>> Begin

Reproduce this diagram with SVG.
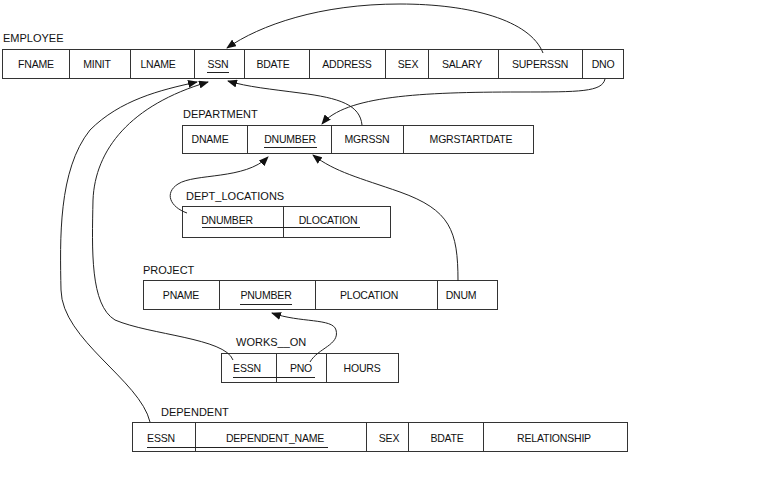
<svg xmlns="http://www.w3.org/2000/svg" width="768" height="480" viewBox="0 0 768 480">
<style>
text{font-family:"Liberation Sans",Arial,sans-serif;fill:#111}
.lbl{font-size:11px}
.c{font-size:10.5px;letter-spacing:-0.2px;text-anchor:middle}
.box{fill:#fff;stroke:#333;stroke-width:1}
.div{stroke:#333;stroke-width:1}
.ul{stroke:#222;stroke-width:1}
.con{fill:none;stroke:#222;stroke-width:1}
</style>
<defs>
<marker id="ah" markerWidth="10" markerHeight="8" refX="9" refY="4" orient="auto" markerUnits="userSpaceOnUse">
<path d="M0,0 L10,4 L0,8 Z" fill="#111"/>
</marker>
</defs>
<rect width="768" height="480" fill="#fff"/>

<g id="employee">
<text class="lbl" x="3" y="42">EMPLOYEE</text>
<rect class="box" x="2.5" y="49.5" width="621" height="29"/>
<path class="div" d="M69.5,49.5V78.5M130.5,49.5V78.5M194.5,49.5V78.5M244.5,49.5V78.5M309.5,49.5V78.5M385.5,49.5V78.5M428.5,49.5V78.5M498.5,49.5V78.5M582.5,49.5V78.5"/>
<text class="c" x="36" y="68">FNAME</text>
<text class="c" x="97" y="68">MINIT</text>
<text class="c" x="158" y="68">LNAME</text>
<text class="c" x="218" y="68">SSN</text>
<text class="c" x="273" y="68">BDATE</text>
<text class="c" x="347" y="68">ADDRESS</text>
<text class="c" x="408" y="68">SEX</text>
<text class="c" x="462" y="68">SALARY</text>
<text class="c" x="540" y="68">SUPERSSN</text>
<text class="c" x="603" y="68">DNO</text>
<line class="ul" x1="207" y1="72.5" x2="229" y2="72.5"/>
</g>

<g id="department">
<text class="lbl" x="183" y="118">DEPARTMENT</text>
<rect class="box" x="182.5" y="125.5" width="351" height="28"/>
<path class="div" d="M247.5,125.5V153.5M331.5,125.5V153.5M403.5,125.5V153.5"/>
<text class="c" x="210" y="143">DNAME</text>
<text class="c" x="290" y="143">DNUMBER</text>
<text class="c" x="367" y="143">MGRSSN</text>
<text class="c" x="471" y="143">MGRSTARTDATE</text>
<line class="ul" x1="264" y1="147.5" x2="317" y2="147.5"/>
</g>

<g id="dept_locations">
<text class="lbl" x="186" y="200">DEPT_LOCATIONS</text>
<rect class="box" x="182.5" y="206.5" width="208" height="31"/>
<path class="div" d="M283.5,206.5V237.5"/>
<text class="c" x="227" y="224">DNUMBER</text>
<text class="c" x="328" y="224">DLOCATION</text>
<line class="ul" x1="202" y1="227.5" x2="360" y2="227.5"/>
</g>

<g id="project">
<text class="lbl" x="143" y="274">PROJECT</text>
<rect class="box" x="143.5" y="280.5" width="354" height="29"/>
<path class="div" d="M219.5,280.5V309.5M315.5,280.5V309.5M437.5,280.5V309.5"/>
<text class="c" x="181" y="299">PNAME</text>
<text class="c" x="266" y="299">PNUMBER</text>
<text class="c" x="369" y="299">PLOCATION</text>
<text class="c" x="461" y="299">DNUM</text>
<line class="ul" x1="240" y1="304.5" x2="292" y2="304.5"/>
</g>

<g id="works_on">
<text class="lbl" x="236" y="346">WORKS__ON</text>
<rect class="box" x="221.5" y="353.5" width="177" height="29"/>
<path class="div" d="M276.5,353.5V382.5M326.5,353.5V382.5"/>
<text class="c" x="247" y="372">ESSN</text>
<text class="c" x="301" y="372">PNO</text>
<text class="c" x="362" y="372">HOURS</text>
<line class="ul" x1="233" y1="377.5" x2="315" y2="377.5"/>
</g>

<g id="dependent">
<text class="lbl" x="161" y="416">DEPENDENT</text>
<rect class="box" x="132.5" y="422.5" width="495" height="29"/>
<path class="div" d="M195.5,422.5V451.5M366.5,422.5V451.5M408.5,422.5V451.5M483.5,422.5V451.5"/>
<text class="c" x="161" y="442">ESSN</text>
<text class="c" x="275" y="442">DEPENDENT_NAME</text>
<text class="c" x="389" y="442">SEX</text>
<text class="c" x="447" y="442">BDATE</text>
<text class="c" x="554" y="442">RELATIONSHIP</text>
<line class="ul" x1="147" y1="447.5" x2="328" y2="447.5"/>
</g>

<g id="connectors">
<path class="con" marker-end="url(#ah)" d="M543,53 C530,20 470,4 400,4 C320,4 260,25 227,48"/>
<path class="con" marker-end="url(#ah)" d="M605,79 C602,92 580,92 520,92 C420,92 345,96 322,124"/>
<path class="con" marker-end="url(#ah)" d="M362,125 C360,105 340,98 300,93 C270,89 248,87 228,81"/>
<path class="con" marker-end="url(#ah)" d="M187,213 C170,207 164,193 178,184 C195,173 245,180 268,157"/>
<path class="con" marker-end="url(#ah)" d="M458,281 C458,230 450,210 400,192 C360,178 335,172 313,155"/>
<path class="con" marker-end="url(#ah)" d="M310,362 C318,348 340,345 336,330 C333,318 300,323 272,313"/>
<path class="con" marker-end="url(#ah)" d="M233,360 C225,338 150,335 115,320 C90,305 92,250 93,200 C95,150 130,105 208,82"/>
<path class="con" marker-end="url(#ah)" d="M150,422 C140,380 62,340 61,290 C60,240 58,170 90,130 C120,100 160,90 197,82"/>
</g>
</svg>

>> End
>> Begin

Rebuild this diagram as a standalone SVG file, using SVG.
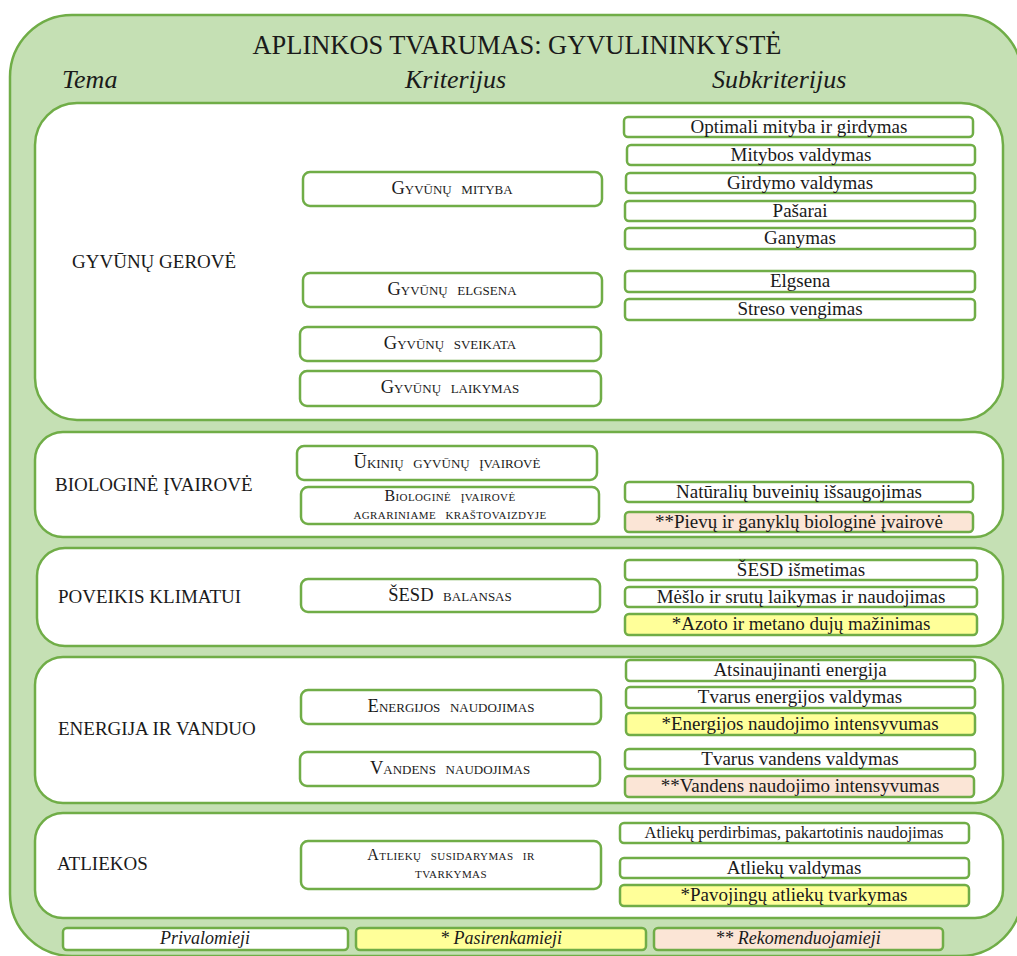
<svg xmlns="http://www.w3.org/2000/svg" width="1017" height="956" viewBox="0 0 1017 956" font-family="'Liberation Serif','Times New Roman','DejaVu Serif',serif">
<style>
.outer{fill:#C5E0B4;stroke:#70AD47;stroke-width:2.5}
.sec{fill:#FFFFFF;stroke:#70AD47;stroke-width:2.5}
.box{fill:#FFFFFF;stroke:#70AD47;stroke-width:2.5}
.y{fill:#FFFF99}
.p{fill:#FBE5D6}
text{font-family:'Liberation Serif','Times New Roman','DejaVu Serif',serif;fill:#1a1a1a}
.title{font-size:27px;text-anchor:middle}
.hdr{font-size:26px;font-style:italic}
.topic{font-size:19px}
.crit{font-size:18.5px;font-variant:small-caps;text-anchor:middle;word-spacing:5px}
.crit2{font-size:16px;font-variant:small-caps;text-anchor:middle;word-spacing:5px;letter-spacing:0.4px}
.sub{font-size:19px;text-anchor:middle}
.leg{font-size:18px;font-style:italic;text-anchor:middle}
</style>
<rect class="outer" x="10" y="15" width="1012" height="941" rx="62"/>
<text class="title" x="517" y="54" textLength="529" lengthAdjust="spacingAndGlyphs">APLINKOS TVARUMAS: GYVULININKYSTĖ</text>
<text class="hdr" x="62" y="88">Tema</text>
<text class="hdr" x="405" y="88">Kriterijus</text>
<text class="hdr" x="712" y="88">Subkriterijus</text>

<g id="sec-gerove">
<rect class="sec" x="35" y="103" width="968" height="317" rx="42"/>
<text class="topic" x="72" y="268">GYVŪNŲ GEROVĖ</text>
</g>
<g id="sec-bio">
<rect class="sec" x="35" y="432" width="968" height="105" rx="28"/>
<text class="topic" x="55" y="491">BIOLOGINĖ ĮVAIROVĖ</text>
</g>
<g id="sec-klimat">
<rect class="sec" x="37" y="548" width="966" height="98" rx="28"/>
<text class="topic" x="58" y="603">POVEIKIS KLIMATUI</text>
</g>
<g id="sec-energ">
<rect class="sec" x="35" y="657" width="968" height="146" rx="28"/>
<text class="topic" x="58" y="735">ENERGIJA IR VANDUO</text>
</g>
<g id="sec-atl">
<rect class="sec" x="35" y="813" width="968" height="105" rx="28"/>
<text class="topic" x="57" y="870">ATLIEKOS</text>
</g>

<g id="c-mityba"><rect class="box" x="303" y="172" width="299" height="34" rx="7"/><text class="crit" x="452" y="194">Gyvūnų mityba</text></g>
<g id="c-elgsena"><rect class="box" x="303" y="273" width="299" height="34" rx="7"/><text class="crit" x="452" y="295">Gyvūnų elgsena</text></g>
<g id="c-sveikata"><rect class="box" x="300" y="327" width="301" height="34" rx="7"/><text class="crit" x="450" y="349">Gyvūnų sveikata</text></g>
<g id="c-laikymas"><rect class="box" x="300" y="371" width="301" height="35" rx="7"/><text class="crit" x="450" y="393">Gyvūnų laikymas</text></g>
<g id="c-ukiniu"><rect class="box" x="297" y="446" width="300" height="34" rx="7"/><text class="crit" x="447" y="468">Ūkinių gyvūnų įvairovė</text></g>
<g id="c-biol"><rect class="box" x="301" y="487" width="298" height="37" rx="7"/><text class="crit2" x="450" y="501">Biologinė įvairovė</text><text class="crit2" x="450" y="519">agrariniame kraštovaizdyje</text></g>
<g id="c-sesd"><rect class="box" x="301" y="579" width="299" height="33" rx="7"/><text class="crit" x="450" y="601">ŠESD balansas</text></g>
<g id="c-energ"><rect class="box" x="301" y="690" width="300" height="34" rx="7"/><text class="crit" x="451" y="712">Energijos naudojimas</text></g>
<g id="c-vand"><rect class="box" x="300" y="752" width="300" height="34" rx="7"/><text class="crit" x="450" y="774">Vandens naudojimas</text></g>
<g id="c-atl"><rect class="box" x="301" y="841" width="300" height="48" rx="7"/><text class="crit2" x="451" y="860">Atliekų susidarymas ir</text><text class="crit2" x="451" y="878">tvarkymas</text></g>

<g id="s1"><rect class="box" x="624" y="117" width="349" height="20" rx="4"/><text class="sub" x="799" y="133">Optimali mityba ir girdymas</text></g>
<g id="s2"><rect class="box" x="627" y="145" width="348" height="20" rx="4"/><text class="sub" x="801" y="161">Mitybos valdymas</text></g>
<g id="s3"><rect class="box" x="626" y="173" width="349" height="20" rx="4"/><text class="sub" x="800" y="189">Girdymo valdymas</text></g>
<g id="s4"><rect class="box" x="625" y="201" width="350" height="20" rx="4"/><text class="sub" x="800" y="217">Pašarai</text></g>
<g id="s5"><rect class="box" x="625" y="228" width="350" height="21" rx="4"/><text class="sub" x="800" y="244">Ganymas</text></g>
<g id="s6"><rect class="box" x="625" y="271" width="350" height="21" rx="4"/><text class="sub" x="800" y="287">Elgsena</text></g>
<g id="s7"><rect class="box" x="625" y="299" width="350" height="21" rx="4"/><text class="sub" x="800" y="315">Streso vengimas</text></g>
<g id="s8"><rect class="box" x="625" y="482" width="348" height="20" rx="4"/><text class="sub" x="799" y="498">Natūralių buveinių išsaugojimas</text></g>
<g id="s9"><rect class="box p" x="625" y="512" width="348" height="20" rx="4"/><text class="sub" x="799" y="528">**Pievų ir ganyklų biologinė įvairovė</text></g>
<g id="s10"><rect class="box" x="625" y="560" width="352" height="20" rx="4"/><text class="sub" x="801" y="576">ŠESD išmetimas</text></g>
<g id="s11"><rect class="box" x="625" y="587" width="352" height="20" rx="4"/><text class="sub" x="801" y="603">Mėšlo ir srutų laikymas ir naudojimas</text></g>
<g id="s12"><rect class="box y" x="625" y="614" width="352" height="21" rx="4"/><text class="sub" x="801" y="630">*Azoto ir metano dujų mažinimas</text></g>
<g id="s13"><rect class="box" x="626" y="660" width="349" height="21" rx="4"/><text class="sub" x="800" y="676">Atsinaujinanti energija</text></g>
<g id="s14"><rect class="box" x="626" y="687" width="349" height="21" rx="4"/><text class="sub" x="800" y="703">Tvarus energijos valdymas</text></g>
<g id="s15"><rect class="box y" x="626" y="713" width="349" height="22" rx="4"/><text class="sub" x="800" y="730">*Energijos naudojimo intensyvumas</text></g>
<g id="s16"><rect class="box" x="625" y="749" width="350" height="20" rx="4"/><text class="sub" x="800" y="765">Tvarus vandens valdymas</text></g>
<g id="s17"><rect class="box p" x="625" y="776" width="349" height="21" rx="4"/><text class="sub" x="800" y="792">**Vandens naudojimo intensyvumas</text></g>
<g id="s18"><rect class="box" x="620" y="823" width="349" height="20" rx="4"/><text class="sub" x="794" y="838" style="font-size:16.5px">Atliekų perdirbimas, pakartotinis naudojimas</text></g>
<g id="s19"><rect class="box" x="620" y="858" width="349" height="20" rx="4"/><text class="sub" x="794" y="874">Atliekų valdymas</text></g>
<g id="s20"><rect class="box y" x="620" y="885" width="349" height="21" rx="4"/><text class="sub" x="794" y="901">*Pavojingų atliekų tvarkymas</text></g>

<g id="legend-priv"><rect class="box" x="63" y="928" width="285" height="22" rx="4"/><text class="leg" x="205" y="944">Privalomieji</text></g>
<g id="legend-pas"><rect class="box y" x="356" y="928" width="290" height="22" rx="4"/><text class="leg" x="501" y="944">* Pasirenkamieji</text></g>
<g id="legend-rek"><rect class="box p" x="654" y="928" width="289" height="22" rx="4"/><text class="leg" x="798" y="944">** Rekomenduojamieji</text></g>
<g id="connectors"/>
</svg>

>> End

**Request:** Identify the lines above with the word "this". Copy them.

**Full output:**
Reproduce this diagram with SVG.
Rebuild this diagram as a standalone SVG file, using SVG.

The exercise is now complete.